Yoshikawa Wright, Artist

Artist: Yoshikawa Wright

After graduating from the University of Colorado, Boulder, Wright apprenticed as a stone sculptor in the stone quarries of Shodoshima, Japan. He has received numerous national sculpture awards and is known for several high-profile works of art including the Memorial Arch for the Los Angeles Fallen Firefighters Memorial, large travertine water walls for the five-star Pelican Hill Resort in Newport Beach, and water sculptures for Wolfgang Puck’s Spago in Beverly Hills and his Chinois restaurant in Las Vegas.
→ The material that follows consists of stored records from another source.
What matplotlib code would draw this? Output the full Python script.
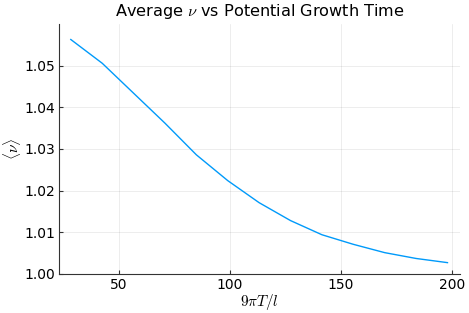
import numpy as np
import matplotlib.pyplot as plt
from matplotlib.ticker import FormatStrFormatter

plt.rcParams['mathtext.fontset'] = 'cm'

# growth time in units of 9*pi*T/l, sampled every 9*pi/2
k = np.arange(2, 15)
x = 9 * np.pi * k / 2
nu_avg = [1.0563, 1.0506, 1.0434, 1.0362, 1.0286, 1.0224, 1.0171,
          1.0128, 1.0094, 1.0071, 1.0051, 1.0037, 1.0027]

fig = plt.figure(figsize=(4.69, 3.13), dpi=100)
ax = fig.add_axes([0.126, 0.125, 0.855, 0.798])

ax.plot(x, nu_avg, color='#009AFA', lw=1)

ax.set_xlim(23, 203.6)
ax.set_ylim(1.0, 1.0600)
ax.set_xticks([50, 100, 150, 200])
ax.set_yticks([1.00, 1.01, 1.02, 1.03, 1.04, 1.05])
ax.yaxis.set_major_formatter(FormatStrFormatter('%.2f'))

ax.grid(True, color='black', alpha=0.1, lw=0.5)
for s in ['top', 'right']:
    ax.spines[s].set_visible(False)
for s in ['left', 'bottom']:
    ax.spines[s].set_color('#333333')
ax.tick_params(direction='in', length=3, labelsize=10, color='#333333', pad=3)

ax.set_title(r'Average $\nu$ vs Potential Growth Time', fontsize=11.6, pad=6)
ax.set_xlabel(r'$9\pi T/l$', fontsize=11, labelpad=0)
ax.set_ylabel(r'$\langle\nu\rangle$', fontsize=11, labelpad=1)

fig.savefig('out.png', dpi=100)
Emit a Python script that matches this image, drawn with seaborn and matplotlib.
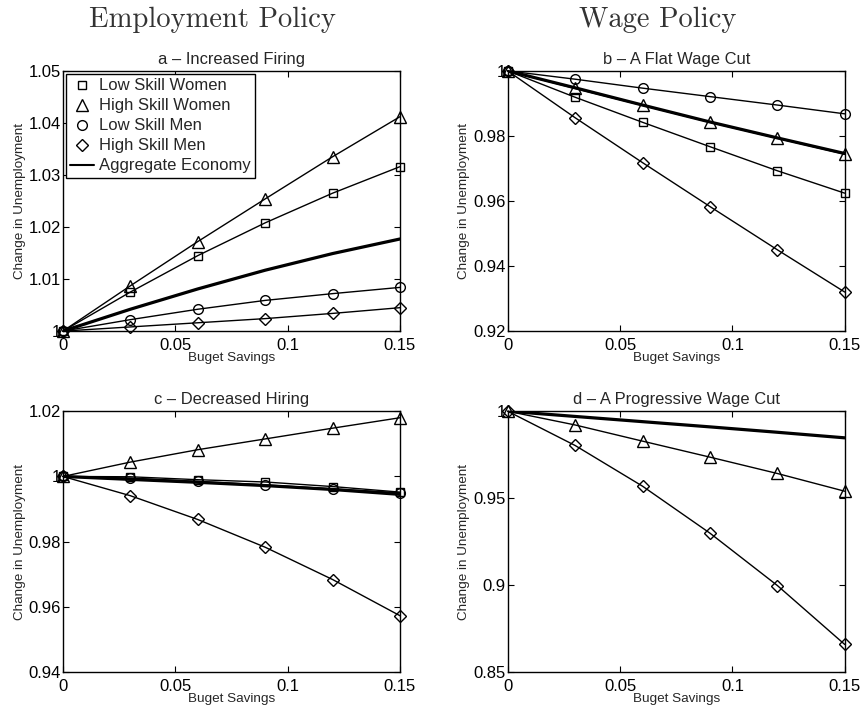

Overall Concept for Oak Knoll Creekside Entry Park

In order to make the path through the park visually dynamic, earth berms (mounds) are being created. The overall feel is a sensual undulating landscape. The berms will vary in size, shape and height. Some of the berms will be grass-covered. Others will be planted with native plants and flowers to give a sense of regional environment.

Creekside Park Artwork

Another important purpose for the berms is to mitigate some of the sound from the nearby highway and to provide visual separation for park guests. The berms, in orchestration with plants, shrubs and trees, will give shape to three distinct ‘cul-de-sacs’ which present the key works of sculpture.

Creekside Park Artwork

The first ‘cul-de-sac’ as you enter from Creekside Parkway will feature a fourteen-foot granite sculptural table with seating elements. The emphasis is on its sculptural appearance but it can also function as a table or an object of exploration. The puzzle-shape table top is anchored on both ends by basalt boulders.

Creekside Park Artwork

The second ‘cul-de-sac’ is created with decomposed granite and grassy mounds. Two nine-foot sculptural benches with a puzzle motif are located in this area. One is located on the decomposed granite and the other on a grassy berm.

Creekside Park Artwork

The third ‘cul-de-sac’ culminates with a granite stone sculpture. This sculpture is composed of two interlocking puzzle pieces which are a metaphor for the park theme of connections, union and relationships. It is through connections and relationships that we are made whole. This process results in understanding and thus the sculpture is called ‘Universal Solvent’.